» **Short exercise**
Give back each entry unchanged, minus pictures.
### Data records ###
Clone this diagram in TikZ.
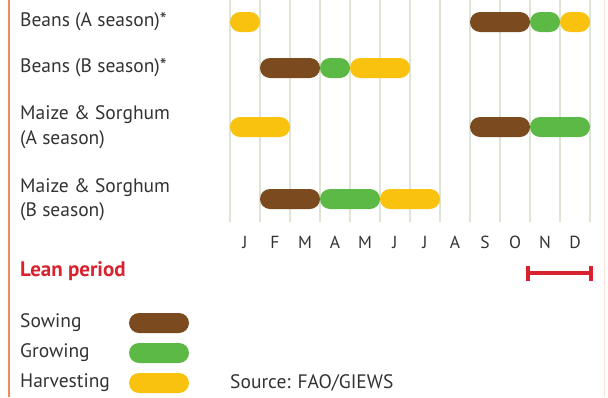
\documentclass[tikz,border=0pt]{standalone}
\usepackage{fontspec}
\setmainfont{PT Sans}
\definecolor{sowcol}{HTML}{7B4A1E}
\definecolor{growcol}{HTML}{5DB946}
\definecolor{harvcol}{HTML}{F9C20E}
\definecolor{leancol}{HTML}{D8232F}
\definecolor{gridcol}{HTML}{DCE5D6}
\definecolor{textcol}{HTML}{333333}
\definecolor{edgecol}{HTML}{EE8B5B}
\tikzset{
  cropname/.style={anchor=west, inner sep=0pt, align=left, text=textcol,
    font=\fontsize{19.5}{24.5}\selectfont},
  month/.style={inner sep=0pt, text=textcol, font=\fontsize{17.5}{18}\selectfont},
  gridline/.style={gridcol, line width=2pt},
  sowing/.style={fill=sowcol, rounded corners=10pt},
  growing/.style={fill=growcol, rounded corners=10pt},
  harvesting/.style={fill=harvcol, rounded corners=10pt},
  leanbar/.style={leancol, line width=3.5pt},
}
\begin{document}
\begin{tikzpicture}[x=1pt,y=-1pt]
\useasboundingbox (0,0) rectangle (608,397);
\draw[edgecol, line width=2.5pt] (9,0) -- (9,397);
\draw[edgecol!25, line width=1pt] (604,0) -- (604,397);

% month grid
\foreach \m [count=\i from 0] in {J,F,M,A,M,J,J,A,S,O,N,D} {
  \draw[gridline] (230+30*\i,0) -- (230+30*\i,222);
  \node[month] (m\i) at (245+30*\i,242) {\m};
}
\draw[gridline] (590,0) -- (590,222);

% crop names
\node[cropname] (beansA) at (20,22) {Beans (A season)*};
\node[cropname] (beansB) at (20,68) {Beans (B season)*};
\node[cropname] (maizeA) at (20,127) {Maize \& Sorghum\\(A season)};
\node[cropname] (maizeB) at (20,199.5) {Maize \& Sorghum\\(B season)};

% beans A
\fill[harvesting] (230,12) rectangle (260,32);
\fill[sowing] (470,12) rectangle (530,32);
\fill[growing] (530,12) rectangle (560,32);
\fill[harvesting] (560,12) rectangle (590,32);
% beans B
\fill[sowing] (260,58) rectangle (320,78);
\fill[growing] (320,58) rectangle (350,78);
\fill[harvesting] (350,58) rectangle (410,78);
% maize A
\fill[harvesting] (230,117) rectangle (290,137);
\fill[sowing] (470,117) rectangle (530,137);
\fill[growing] (530,117) rectangle (590,137);
% maize B
\fill[sowing] (260,189) rectangle (320,209);
\fill[growing] (320,189) rectangle (380,209);
\fill[harvesting] (380,189) rectangle (440,209);

% lean period
\node[cropname, text=leancol, font=\fontsize{21}{24}\bfseries] (lean) at (20,271) {Lean period};
\coordinate (leanstart) at (528,273);
\coordinate (leanend) at (591,273);
\draw[leanbar] (leanstart) -- (leanend);
\draw[leanbar] ([yshift=-7.5pt]leanstart) -- ([yshift=7.5pt]leanstart);
\draw[leanbar] ([yshift=-7.5pt]leanend) -- ([yshift=7.5pt]leanend);

% legend
\node[cropname] (sow) at (20,323) {Sowing};
\node[cropname] (grow) at (20,353) {Growing};
\node[cropname] (harv) at (20,383) {Harvesting};
\fill[sowing] (129,313) rectangle (189,333);
\fill[growing] (129,343) rectangle (189,363);
\fill[harvesting] (129,373) rectangle (189,393);
\node[cropname] (source) at (230,383) {Source: FAO/GIEWS};
\end{tikzpicture}
\end{document}
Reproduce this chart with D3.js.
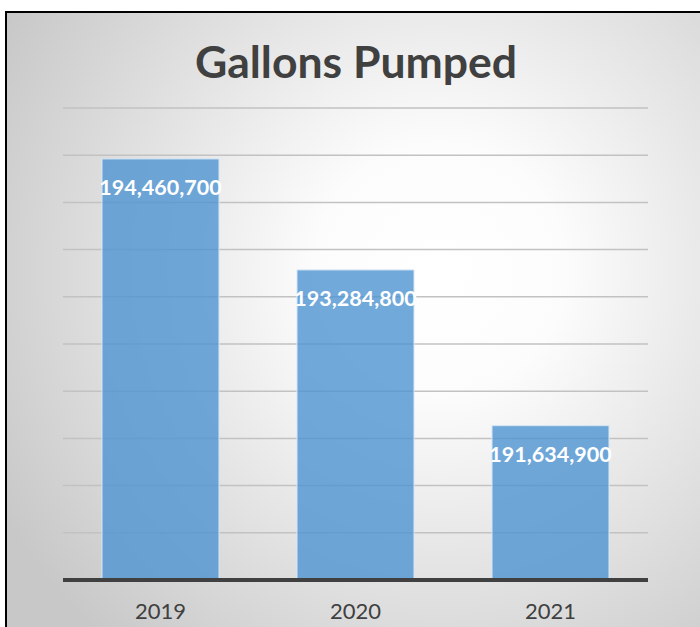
###
» **Solution to this exercise**
Clone this diagram in TikZ.
\documentclass[tikz,border=0pt]{standalone}
\usepackage{fontspec}
\setmainfont{PT Sans}
\definecolor{sowcol}{HTML}{7B4A1E}
\definecolor{growcol}{HTML}{5DB946}
\definecolor{harvcol}{HTML}{F9C20E}
\definecolor{leancol}{HTML}{D8232F}
\definecolor{gridcol}{HTML}{DCE5D6}
\definecolor{textcol}{HTML}{333333}
\definecolor{edgecol}{HTML}{EE8B5B}
\tikzset{
  cropname/.style={anchor=west, inner sep=0pt, align=left, text=textcol,
    font=\fontsize{19.5}{24.5}\selectfont},
  month/.style={inner sep=0pt, text=textcol, font=\fontsize{17.5}{18}\selectfont},
  gridline/.style={gridcol, line width=2pt},
  sowing/.style={fill=sowcol, rounded corners=10pt},
  growing/.style={fill=growcol, rounded corners=10pt},
  harvesting/.style={fill=harvcol, rounded corners=10pt},
  leanbar/.style={leancol, line width=3.5pt},
}
\begin{document}
\begin{tikzpicture}[x=1pt,y=-1pt]
\useasboundingbox (0,0) rectangle (608,397);
\draw[edgecol, line width=2.5pt] (9,0) -- (9,397);
\draw[edgecol!25, line width=1pt] (604,0) -- (604,397);

% month grid
\foreach \m [count=\i from 0] in {J,F,M,A,M,J,J,A,S,O,N,D} {
  \draw[gridline] (230+30*\i,0) -- (230+30*\i,222);
  \node[month] (m\i) at (245+30*\i,242) {\m};
}
\draw[gridline] (590,0) -- (590,222);

% crop names
\node[cropname] (beansA) at (20,22) {Beans (A season)*};
\node[cropname] (beansB) at (20,68) {Beans (B season)*};
\node[cropname] (maizeA) at (20,127) {Maize \& Sorghum\\(A season)};
\node[cropname] (maizeB) at (20,199.5) {Maize \& Sorghum\\(B season)};

% beans A
\fill[harvesting] (230,12) rectangle (260,32);
\fill[sowing] (470,12) rectangle (530,32);
\fill[growing] (530,12) rectangle (560,32);
\fill[harvesting] (560,12) rectangle (590,32);
% beans B
\fill[sowing] (260,58) rectangle (320,78);
\fill[growing] (320,58) rectangle (350,78);
\fill[harvesting] (350,58) rectangle (410,78);
% maize A
\fill[harvesting] (230,117) rectangle (290,137);
\fill[sowing] (470,117) rectangle (530,137);
\fill[growing] (530,117) rectangle (590,137);
% maize B
\fill[sowing] (260,189) rectangle (320,209);
\fill[growing] (320,189) rectangle (380,209);
\fill[harvesting] (380,189) rectangle (440,209);

% lean period
\node[cropname, text=leancol, font=\fontsize{21}{24}\bfseries] (lean) at (20,271) {Lean period};
\coordinate (leanstart) at (528,273);
\coordinate (leanend) at (591,273);
\draw[leanbar] (leanstart) -- (leanend);
\draw[leanbar] ([yshift=-7.5pt]leanstart) -- ([yshift=7.5pt]leanstart);
\draw[leanbar] ([yshift=-7.5pt]leanend) -- ([yshift=7.5pt]leanend);

% legend
\node[cropname] (sow) at (20,323) {Sowing};
\node[cropname] (grow) at (20,353) {Growing};
\node[cropname] (harv) at (20,383) {Harvesting};
\fill[sowing] (129,313) rectangle (189,333);
\fill[growing] (129,343) rectangle (189,363);
\fill[harvesting] (129,373) rectangle (189,393);
\node[cropname] (source) at (230,383) {Source: FAO/GIEWS};
\end{tikzpicture}
\end{document}
Reproduce this chart with D3.js.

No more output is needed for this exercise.